>> BEGIN Given records
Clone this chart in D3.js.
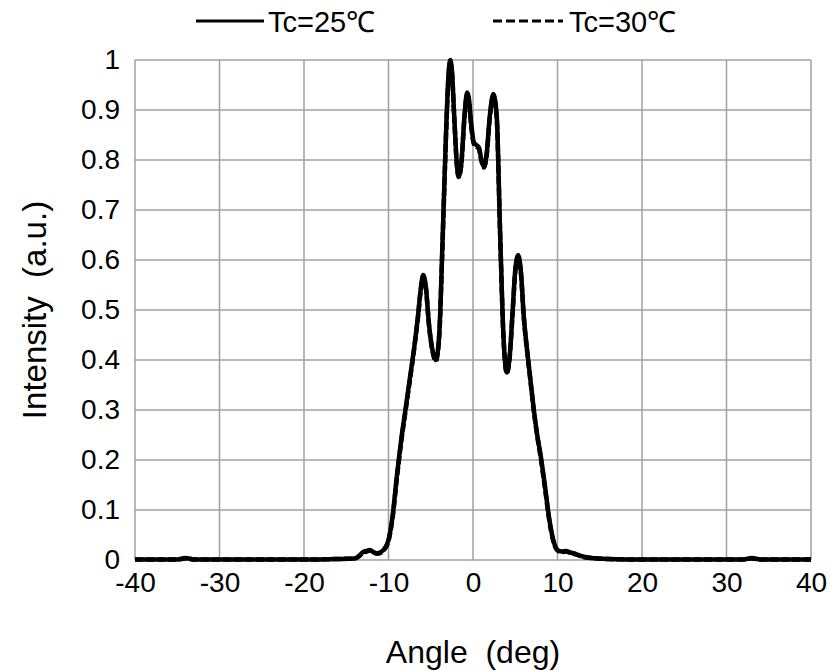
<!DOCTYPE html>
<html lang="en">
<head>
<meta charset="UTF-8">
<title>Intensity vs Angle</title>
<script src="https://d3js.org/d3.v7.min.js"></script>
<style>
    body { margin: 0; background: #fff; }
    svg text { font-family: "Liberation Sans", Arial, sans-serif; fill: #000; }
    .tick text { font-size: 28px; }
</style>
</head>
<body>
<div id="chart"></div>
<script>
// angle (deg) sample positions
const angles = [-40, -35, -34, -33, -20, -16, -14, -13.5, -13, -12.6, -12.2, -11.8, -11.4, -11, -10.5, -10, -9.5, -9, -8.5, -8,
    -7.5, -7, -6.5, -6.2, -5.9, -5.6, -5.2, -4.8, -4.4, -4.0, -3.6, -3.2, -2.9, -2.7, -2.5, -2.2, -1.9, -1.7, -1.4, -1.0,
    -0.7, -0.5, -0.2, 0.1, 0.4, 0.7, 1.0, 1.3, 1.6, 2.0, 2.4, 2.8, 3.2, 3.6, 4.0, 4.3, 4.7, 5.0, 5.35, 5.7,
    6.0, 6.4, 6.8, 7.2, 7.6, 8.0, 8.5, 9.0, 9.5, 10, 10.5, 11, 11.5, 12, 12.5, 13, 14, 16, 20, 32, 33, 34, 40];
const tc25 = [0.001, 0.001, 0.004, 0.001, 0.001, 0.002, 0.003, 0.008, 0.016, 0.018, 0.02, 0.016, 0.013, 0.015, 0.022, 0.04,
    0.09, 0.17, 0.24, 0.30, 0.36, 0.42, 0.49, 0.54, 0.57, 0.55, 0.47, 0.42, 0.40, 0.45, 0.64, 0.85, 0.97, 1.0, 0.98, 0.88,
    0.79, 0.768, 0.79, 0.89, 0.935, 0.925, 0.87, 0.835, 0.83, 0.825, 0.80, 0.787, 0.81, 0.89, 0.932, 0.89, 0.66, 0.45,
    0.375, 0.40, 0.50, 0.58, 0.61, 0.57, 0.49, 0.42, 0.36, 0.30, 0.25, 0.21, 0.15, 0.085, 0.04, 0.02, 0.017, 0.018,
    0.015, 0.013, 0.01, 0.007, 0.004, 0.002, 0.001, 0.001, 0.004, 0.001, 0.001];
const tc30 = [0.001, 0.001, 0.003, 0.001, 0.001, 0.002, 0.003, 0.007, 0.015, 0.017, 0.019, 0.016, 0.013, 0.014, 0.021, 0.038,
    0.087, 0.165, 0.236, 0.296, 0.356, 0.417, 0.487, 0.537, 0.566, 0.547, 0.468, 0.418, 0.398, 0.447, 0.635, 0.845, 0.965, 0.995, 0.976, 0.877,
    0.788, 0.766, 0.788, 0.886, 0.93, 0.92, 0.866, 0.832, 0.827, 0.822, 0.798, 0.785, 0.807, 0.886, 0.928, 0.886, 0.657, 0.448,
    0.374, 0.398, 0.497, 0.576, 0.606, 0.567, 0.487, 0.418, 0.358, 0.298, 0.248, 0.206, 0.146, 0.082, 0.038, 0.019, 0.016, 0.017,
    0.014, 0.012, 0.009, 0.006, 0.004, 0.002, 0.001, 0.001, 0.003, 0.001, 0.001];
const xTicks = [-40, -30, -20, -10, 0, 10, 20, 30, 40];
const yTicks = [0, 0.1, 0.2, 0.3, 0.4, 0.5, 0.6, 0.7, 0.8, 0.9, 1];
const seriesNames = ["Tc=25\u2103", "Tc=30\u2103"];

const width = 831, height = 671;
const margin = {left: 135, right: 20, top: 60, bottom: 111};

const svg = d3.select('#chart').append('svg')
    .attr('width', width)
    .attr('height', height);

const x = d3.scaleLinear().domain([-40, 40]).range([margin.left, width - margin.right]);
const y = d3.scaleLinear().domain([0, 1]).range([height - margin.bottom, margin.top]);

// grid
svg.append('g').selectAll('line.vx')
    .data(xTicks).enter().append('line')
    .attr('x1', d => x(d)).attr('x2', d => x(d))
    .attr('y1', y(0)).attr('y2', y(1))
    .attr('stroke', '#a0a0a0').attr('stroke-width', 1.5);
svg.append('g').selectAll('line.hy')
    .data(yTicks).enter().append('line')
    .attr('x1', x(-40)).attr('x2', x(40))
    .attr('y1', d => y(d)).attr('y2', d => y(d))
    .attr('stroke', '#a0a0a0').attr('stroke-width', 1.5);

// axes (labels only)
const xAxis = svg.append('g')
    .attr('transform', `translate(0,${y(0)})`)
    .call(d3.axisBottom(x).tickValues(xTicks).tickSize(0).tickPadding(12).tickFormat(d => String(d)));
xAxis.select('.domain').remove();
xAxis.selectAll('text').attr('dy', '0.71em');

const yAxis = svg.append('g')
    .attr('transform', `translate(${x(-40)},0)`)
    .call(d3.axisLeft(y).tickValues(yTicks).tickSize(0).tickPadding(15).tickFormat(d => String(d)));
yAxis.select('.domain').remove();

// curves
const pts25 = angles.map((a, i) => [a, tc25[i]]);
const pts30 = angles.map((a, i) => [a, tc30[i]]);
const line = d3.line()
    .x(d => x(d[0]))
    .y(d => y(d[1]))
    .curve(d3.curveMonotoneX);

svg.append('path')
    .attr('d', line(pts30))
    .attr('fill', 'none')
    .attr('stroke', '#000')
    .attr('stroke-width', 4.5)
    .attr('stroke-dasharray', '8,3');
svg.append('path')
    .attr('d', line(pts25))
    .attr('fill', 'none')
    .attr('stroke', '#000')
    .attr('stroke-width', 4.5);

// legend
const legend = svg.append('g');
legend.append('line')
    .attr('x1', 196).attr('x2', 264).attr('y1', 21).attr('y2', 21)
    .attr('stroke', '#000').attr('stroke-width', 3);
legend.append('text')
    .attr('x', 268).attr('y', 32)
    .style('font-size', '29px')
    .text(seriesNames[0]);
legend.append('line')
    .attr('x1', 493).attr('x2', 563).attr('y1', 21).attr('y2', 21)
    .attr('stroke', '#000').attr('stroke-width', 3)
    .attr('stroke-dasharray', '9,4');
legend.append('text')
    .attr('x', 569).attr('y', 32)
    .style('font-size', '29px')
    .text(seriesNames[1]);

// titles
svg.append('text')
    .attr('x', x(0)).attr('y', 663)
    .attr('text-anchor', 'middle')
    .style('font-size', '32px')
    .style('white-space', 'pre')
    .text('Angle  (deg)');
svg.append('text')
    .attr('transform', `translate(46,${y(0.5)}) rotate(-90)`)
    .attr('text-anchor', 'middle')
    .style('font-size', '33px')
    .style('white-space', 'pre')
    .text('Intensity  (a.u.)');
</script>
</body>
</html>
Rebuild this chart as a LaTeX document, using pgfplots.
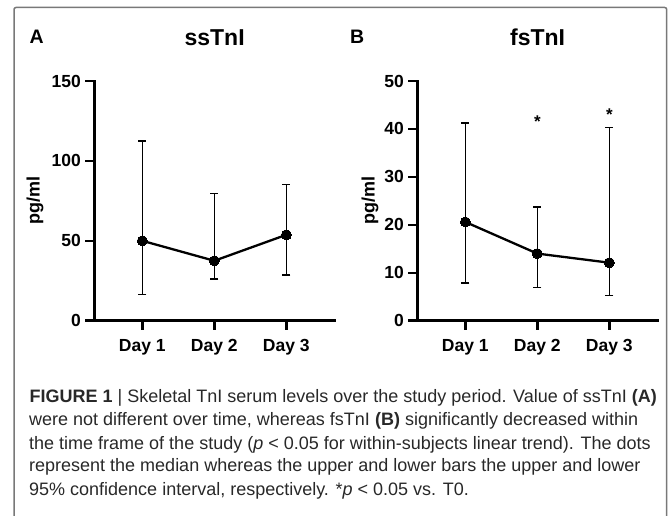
>> END Given records
__Do this__:
Each record above is to be restated exactly, with its pictures removed from the copy.

__Written response__:
Clone this chart in D3.js.
<!DOCTYPE html>
<html lang="en">
<head>
<meta charset="UTF-8">
<title>Intensity vs Angle</title>
<script src="https://d3js.org/d3.v7.min.js"></script>
<style>
    body { margin: 0; background: #fff; }
    svg text { font-family: "Liberation Sans", Arial, sans-serif; fill: #000; }
    .tick text { font-size: 28px; }
</style>
</head>
<body>
<div id="chart"></div>
<script>
// angle (deg) sample positions
const angles = [-40, -35, -34, -33, -20, -16, -14, -13.5, -13, -12.6, -12.2, -11.8, -11.4, -11, -10.5, -10, -9.5, -9, -8.5, -8,
    -7.5, -7, -6.5, -6.2, -5.9, -5.6, -5.2, -4.8, -4.4, -4.0, -3.6, -3.2, -2.9, -2.7, -2.5, -2.2, -1.9, -1.7, -1.4, -1.0,
    -0.7, -0.5, -0.2, 0.1, 0.4, 0.7, 1.0, 1.3, 1.6, 2.0, 2.4, 2.8, 3.2, 3.6, 4.0, 4.3, 4.7, 5.0, 5.35, 5.7,
    6.0, 6.4, 6.8, 7.2, 7.6, 8.0, 8.5, 9.0, 9.5, 10, 10.5, 11, 11.5, 12, 12.5, 13, 14, 16, 20, 32, 33, 34, 40];
const tc25 = [0.001, 0.001, 0.004, 0.001, 0.001, 0.002, 0.003, 0.008, 0.016, 0.018, 0.02, 0.016, 0.013, 0.015, 0.022, 0.04,
    0.09, 0.17, 0.24, 0.30, 0.36, 0.42, 0.49, 0.54, 0.57, 0.55, 0.47, 0.42, 0.40, 0.45, 0.64, 0.85, 0.97, 1.0, 0.98, 0.88,
    0.79, 0.768, 0.79, 0.89, 0.935, 0.925, 0.87, 0.835, 0.83, 0.825, 0.80, 0.787, 0.81, 0.89, 0.932, 0.89, 0.66, 0.45,
    0.375, 0.40, 0.50, 0.58, 0.61, 0.57, 0.49, 0.42, 0.36, 0.30, 0.25, 0.21, 0.15, 0.085, 0.04, 0.02, 0.017, 0.018,
    0.015, 0.013, 0.01, 0.007, 0.004, 0.002, 0.001, 0.001, 0.004, 0.001, 0.001];
const tc30 = [0.001, 0.001, 0.003, 0.001, 0.001, 0.002, 0.003, 0.007, 0.015, 0.017, 0.019, 0.016, 0.013, 0.014, 0.021, 0.038,
    0.087, 0.165, 0.236, 0.296, 0.356, 0.417, 0.487, 0.537, 0.566, 0.547, 0.468, 0.418, 0.398, 0.447, 0.635, 0.845, 0.965, 0.995, 0.976, 0.877,
    0.788, 0.766, 0.788, 0.886, 0.93, 0.92, 0.866, 0.832, 0.827, 0.822, 0.798, 0.785, 0.807, 0.886, 0.928, 0.886, 0.657, 0.448,
    0.374, 0.398, 0.497, 0.576, 0.606, 0.567, 0.487, 0.418, 0.358, 0.298, 0.248, 0.206, 0.146, 0.082, 0.038, 0.019, 0.016, 0.017,
    0.014, 0.012, 0.009, 0.006, 0.004, 0.002, 0.001, 0.001, 0.003, 0.001, 0.001];
const xTicks = [-40, -30, -20, -10, 0, 10, 20, 30, 40];
const yTicks = [0, 0.1, 0.2, 0.3, 0.4, 0.5, 0.6, 0.7, 0.8, 0.9, 1];
const seriesNames = ["Tc=25\u2103", "Tc=30\u2103"];

const width = 831, height = 671;
const margin = {left: 135, right: 20, top: 60, bottom: 111};

const svg = d3.select('#chart').append('svg')
    .attr('width', width)
    .attr('height', height);

const x = d3.scaleLinear().domain([-40, 40]).range([margin.left, width - margin.right]);
const y = d3.scaleLinear().domain([0, 1]).range([height - margin.bottom, margin.top]);

// grid
svg.append('g').selectAll('line.vx')
    .data(xTicks).enter().append('line')
    .attr('x1', d => x(d)).attr('x2', d => x(d))
    .attr('y1', y(0)).attr('y2', y(1))
    .attr('stroke', '#a0a0a0').attr('stroke-width', 1.5);
svg.append('g').selectAll('line.hy')
    .data(yTicks).enter().append('line')
    .attr('x1', x(-40)).attr('x2', x(40))
    .attr('y1', d => y(d)).attr('y2', d => y(d))
    .attr('stroke', '#a0a0a0').attr('stroke-width', 1.5);

// axes (labels only)
const xAxis = svg.append('g')
    .attr('transform', `translate(0,${y(0)})`)
    .call(d3.axisBottom(x).tickValues(xTicks).tickSize(0).tickPadding(12).tickFormat(d => String(d)));
xAxis.select('.domain').remove();
xAxis.selectAll('text').attr('dy', '0.71em');

const yAxis = svg.append('g')
    .attr('transform', `translate(${x(-40)},0)`)
    .call(d3.axisLeft(y).tickValues(yTicks).tickSize(0).tickPadding(15).tickFormat(d => String(d)));
yAxis.select('.domain').remove();

// curves
const pts25 = angles.map((a, i) => [a, tc25[i]]);
const pts30 = angles.map((a, i) => [a, tc30[i]]);
const line = d3.line()
    .x(d => x(d[0]))
    .y(d => y(d[1]))
    .curve(d3.curveMonotoneX);

svg.append('path')
    .attr('d', line(pts30))
    .attr('fill', 'none')
    .attr('stroke', '#000')
    .attr('stroke-width', 4.5)
    .attr('stroke-dasharray', '8,3');
svg.append('path')
    .attr('d', line(pts25))
    .attr('fill', 'none')
    .attr('stroke', '#000')
    .attr('stroke-width', 4.5);

// legend
const legend = svg.append('g');
legend.append('line')
    .attr('x1', 196).attr('x2', 264).attr('y1', 21).attr('y2', 21)
    .attr('stroke', '#000').attr('stroke-width', 3);
legend.append('text')
    .attr('x', 268).attr('y', 32)
    .style('font-size', '29px')
    .text(seriesNames[0]);
legend.append('line')
    .attr('x1', 493).attr('x2', 563).attr('y1', 21).attr('y2', 21)
    .attr('stroke', '#000').attr('stroke-width', 3)
    .attr('stroke-dasharray', '9,4');
legend.append('text')
    .attr('x', 569).attr('y', 32)
    .style('font-size', '29px')
    .text(seriesNames[1]);

// titles
svg.append('text')
    .attr('x', x(0)).attr('y', 663)
    .attr('text-anchor', 'middle')
    .style('font-size', '32px')
    .style('white-space', 'pre')
    .text('Angle  (deg)');
svg.append('text')
    .attr('transform', `translate(46,${y(0.5)}) rotate(-90)`)
    .attr('text-anchor', 'middle')
    .style('font-size', '33px')
    .style('white-space', 'pre')
    .text('Intensity  (a.u.)');
</script>
</body>
</html>
Rebuild this chart as a LaTeX document, using pgfplots.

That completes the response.